Problem requirements:
Return exactly, please, the lines that run from the line with "Generate a Python" to the line with "plt.rcParams['axes.unicode_minus'] = False", ends included, and omit all pictures.

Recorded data
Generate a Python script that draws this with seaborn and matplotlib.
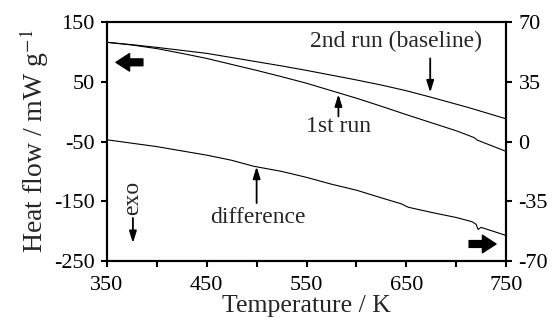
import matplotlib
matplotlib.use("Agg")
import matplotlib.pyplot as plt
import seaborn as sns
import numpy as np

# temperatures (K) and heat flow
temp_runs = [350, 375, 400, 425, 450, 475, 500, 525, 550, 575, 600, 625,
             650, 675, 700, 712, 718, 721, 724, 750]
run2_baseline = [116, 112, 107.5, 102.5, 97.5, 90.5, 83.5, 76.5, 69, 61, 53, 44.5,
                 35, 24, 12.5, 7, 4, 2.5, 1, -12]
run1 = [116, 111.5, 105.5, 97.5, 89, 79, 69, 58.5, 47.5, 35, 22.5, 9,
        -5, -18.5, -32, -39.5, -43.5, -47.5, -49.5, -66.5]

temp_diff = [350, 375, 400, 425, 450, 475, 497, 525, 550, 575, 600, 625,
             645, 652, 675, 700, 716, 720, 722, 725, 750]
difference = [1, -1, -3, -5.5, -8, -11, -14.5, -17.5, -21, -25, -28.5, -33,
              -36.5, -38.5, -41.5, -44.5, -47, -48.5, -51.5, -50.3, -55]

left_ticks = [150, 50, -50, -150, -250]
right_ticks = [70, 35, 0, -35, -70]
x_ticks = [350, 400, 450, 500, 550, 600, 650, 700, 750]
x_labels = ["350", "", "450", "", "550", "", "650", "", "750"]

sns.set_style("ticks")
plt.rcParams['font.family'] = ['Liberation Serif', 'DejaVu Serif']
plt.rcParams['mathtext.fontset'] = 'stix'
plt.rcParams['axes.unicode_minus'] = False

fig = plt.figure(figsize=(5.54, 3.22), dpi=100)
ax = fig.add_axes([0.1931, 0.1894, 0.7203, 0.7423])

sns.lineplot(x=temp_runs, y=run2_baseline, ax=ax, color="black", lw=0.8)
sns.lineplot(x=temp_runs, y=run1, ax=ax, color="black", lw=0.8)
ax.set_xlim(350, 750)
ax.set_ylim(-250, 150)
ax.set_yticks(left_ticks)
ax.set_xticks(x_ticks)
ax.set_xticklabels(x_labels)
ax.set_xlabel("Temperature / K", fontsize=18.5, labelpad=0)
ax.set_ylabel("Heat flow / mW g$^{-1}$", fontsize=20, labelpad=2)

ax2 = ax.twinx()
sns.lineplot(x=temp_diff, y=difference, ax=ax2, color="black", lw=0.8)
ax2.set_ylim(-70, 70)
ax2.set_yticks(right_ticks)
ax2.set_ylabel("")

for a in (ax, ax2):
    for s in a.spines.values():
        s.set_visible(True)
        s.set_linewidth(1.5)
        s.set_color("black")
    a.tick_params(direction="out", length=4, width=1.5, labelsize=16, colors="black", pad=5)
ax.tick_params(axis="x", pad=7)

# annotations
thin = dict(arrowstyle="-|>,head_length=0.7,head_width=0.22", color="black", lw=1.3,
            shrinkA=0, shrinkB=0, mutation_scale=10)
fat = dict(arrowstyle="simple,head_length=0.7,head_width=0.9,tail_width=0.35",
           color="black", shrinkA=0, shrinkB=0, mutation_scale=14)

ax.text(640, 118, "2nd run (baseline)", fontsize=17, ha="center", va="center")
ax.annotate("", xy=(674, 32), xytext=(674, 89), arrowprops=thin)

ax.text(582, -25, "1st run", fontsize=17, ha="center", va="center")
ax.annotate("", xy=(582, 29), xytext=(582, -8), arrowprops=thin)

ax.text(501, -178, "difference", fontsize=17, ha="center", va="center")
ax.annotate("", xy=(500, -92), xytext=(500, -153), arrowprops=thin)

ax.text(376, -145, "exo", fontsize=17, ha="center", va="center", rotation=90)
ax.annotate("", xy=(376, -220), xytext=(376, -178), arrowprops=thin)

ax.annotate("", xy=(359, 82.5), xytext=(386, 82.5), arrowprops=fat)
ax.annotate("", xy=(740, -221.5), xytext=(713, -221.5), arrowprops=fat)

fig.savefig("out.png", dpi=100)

* * *

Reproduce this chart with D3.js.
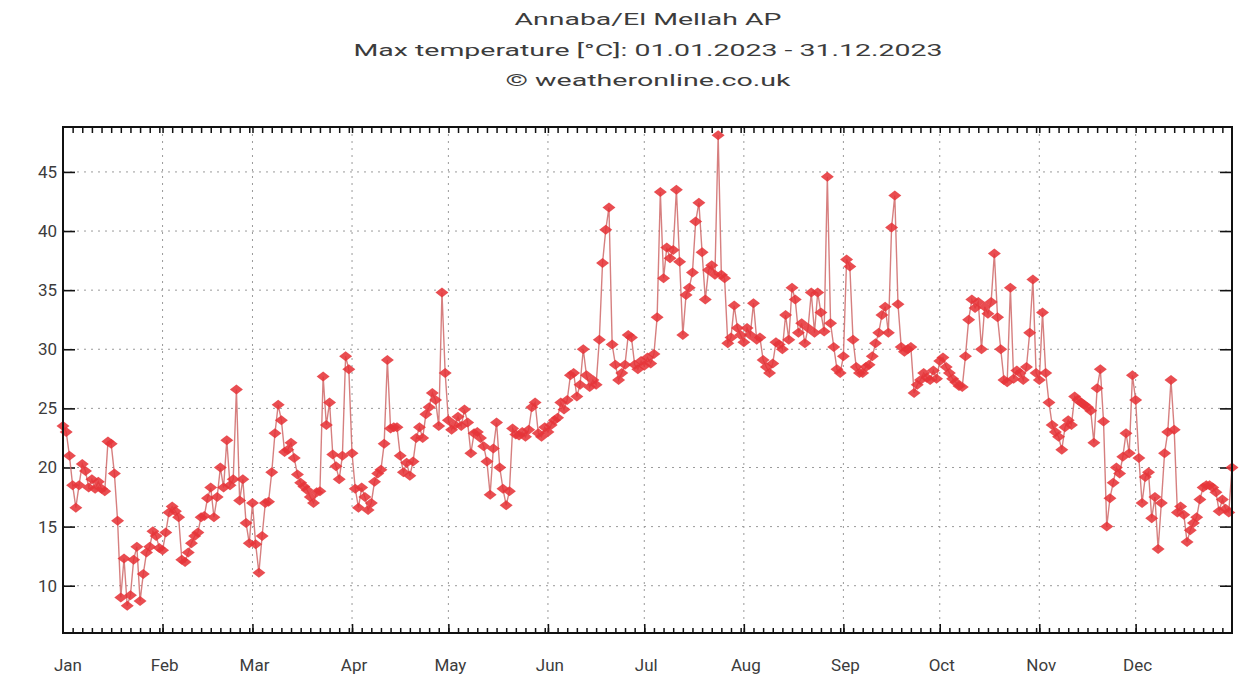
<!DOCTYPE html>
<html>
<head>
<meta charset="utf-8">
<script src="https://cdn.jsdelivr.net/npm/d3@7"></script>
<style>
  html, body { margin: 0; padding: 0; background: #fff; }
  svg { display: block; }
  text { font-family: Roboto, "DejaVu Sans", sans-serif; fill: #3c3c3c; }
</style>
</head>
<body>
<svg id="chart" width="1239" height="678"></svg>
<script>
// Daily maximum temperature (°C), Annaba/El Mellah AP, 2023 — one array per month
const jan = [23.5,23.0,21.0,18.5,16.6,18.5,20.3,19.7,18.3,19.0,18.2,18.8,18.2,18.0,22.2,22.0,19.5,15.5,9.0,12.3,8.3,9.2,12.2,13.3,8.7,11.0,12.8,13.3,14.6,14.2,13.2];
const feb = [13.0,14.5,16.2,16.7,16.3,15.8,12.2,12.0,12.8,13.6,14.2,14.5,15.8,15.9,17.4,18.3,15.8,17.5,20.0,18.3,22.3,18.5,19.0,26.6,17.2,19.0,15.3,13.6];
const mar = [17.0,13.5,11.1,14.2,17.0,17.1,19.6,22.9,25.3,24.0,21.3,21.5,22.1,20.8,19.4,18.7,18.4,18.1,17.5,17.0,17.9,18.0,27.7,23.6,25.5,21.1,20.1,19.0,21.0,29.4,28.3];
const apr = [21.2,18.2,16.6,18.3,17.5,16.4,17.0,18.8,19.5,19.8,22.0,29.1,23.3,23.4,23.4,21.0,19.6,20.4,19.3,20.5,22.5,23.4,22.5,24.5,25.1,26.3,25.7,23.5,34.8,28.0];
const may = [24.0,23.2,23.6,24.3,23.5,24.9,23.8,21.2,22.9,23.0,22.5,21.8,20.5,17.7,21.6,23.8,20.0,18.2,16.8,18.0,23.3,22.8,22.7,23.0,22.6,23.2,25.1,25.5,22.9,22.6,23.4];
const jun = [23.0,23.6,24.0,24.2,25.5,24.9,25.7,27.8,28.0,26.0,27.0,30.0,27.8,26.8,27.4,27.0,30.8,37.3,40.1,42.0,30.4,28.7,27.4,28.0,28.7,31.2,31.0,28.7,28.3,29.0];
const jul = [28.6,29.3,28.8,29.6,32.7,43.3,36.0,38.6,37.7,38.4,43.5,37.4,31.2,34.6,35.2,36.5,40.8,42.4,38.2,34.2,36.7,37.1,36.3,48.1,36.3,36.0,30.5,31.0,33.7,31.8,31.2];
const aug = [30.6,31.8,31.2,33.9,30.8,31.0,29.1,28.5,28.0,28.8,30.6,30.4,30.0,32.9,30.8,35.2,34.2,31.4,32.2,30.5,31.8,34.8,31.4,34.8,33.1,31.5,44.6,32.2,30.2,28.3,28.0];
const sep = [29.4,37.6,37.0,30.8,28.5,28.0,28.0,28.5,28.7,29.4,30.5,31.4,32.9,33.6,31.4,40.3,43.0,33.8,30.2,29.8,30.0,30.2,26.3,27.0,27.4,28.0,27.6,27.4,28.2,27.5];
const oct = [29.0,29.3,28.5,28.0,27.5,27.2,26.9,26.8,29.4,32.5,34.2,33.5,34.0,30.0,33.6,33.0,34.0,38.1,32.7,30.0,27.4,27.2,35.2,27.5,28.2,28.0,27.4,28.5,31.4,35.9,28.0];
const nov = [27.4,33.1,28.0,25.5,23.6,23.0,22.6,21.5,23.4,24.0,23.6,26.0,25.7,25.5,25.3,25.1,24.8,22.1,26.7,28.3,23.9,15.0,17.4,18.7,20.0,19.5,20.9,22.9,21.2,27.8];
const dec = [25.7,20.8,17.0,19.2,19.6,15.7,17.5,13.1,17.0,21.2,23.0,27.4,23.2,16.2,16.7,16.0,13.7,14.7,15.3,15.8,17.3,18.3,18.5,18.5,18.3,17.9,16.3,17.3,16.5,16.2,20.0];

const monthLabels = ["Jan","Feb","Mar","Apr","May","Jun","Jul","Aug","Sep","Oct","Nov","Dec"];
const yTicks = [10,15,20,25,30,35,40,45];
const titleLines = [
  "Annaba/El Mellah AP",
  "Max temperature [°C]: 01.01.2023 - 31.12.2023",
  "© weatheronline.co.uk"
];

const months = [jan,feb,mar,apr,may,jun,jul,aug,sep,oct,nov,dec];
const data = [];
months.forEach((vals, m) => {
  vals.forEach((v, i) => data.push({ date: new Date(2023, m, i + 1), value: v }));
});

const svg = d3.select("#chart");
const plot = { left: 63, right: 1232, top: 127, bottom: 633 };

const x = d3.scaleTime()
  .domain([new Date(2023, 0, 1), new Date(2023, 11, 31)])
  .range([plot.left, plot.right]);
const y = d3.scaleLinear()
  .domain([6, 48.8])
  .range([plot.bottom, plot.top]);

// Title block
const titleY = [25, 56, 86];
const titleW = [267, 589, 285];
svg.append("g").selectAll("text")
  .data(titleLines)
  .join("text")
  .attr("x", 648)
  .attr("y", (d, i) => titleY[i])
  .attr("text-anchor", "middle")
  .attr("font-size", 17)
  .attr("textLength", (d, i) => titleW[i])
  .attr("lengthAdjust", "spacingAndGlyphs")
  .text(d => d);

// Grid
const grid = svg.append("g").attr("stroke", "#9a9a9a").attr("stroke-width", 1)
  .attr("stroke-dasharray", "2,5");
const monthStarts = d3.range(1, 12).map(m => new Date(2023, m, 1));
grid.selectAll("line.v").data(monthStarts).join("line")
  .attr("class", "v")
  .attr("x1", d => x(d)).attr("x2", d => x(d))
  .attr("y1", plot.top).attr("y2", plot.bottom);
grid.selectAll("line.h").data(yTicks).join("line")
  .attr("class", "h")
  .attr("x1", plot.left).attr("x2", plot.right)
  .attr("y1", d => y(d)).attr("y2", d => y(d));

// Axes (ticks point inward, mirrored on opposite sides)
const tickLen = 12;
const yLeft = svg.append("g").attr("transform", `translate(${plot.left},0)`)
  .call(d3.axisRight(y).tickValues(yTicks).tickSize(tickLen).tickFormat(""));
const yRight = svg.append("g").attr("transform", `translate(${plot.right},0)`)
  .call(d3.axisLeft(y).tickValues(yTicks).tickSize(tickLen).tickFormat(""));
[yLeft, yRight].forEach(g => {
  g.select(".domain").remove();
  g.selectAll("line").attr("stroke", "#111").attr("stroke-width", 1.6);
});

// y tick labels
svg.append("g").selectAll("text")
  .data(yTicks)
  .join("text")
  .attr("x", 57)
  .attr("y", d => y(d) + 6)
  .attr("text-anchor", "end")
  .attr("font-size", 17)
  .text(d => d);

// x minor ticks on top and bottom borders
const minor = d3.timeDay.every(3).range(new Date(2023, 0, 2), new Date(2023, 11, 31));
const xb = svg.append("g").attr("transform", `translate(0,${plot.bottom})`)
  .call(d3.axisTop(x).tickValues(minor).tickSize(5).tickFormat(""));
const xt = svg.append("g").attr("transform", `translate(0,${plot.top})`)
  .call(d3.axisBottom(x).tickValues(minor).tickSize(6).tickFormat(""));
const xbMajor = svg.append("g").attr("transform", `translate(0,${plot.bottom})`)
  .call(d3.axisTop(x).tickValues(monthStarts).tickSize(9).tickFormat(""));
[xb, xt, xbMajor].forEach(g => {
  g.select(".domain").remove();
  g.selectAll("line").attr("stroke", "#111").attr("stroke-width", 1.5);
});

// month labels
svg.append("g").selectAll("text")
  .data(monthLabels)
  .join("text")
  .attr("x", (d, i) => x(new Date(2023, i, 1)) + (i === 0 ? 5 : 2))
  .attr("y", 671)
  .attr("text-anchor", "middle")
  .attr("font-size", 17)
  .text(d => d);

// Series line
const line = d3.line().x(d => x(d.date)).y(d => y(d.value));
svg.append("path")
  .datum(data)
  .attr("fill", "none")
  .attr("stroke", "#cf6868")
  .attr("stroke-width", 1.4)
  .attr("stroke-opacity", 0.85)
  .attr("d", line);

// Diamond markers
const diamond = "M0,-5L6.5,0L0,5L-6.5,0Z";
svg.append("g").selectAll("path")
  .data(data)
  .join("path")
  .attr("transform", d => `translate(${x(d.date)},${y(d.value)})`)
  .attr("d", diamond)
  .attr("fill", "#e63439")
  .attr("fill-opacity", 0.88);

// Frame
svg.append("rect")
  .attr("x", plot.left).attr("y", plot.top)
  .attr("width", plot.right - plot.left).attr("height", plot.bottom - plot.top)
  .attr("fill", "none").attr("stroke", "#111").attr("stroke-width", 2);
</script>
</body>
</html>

Solution:
Generate a Python script that draws this with seaborn and matplotlib.
import matplotlib
matplotlib.use("Agg")
import matplotlib.pyplot as plt
import seaborn as sns
import numpy as np

# temperatures (K) and heat flow
temp_runs = [350, 375, 400, 425, 450, 475, 500, 525, 550, 575, 600, 625,
             650, 675, 700, 712, 718, 721, 724, 750]
run2_baseline = [116, 112, 107.5, 102.5, 97.5, 90.5, 83.5, 76.5, 69, 61, 53, 44.5,
                 35, 24, 12.5, 7, 4, 2.5, 1, -12]
run1 = [116, 111.5, 105.5, 97.5, 89, 79, 69, 58.5, 47.5, 35, 22.5, 9,
        -5, -18.5, -32, -39.5, -43.5, -47.5, -49.5, -66.5]

temp_diff = [350, 375, 400, 425, 450, 475, 497, 525, 550, 575, 600, 625,
             645, 652, 675, 700, 716, 720, 722, 725, 750]
difference = [1, -1, -3, -5.5, -8, -11, -14.5, -17.5, -21, -25, -28.5, -33,
              -36.5, -38.5, -41.5, -44.5, -47, -48.5, -51.5, -50.3, -55]

left_ticks = [150, 50, -50, -150, -250]
right_ticks = [70, 35, 0, -35, -70]
x_ticks = [350, 400, 450, 500, 550, 600, 650, 700, 750]
x_labels = ["350", "", "450", "", "550", "", "650", "", "750"]

sns.set_style("ticks")
plt.rcParams['font.family'] = ['Liberation Serif', 'DejaVu Serif']
plt.rcParams['mathtext.fontset'] = 'stix'
plt.rcParams['axes.unicode_minus'] = False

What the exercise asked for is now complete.